NASA's Hubble Space Telescope is revolutionising astronomy with images of Creation.

Tim Furniss/LONDON

NASA's HUBBLE SPACE Telescope (HST) is to receive its next space servicing and new instruments during the Space Shuttle STS82/Discovery mission in February 1997. Further missions will extend the life and capability of the HST well into the next century. The HST's optical capability - enabling it to penetrate 50 times deeper into the visible universe than land-based telescopes - combined with new computer-imaging technology, have resulted in some extraordinary new images (Flight International, 19-25 April, 1995), demonstrating the HST's capability and versatility.

STELLAR DEATH

The Hubble records the final death throes of a star in the NGC 7027 planetary nebula, 3,000 light years away in the constellation of Cygnus.

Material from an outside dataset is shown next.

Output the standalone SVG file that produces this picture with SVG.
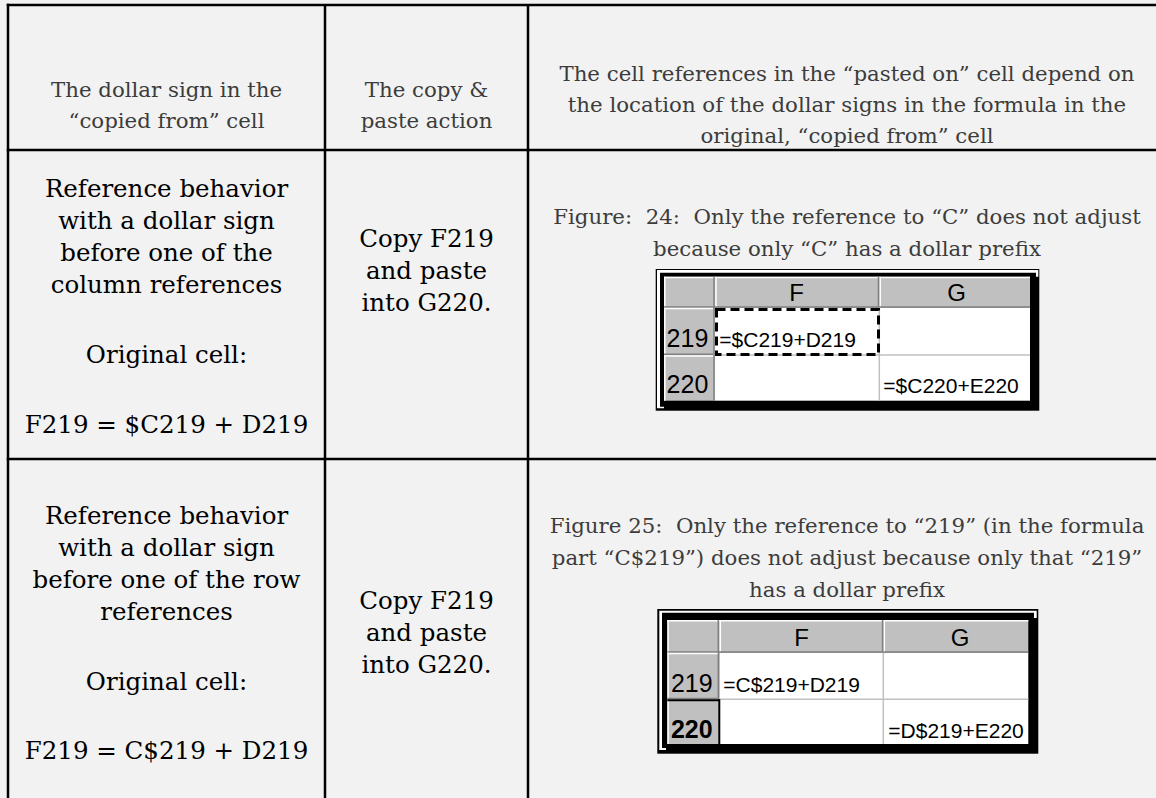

The star expanded to 50 times its original size (becoming a red giant), lost its outer layers and cooled to become a white-dwarf star. The image shows concentric shells surrounding the nebula, revealing that initial ejections occurred episodically - an extensive network of red dust clouds (the aftermath of a later, vigorous ejection) and the white dwarf at the centre.

STELLAR LIGHTHOUSE

This false-colour image of the Egg Nebula, 3,000 light years away, reveals a pair of mysterious "searchlight" beams emerging from a hidden, slowly dying, star, criss-crossed by numerous bright arcs. The central star is a red giant in the initial process of transforming itself into a planetary nebula. The beams were either formed by starlight escaping from ring-shaped holes in the cocoon surrounding the star, while the spoke-like features are shadows cast by blobs of material within the rings, or they are reflections of jet-like streams of matter being ejected from the centre, but confined to the walls of a conical region around the symmetry axis.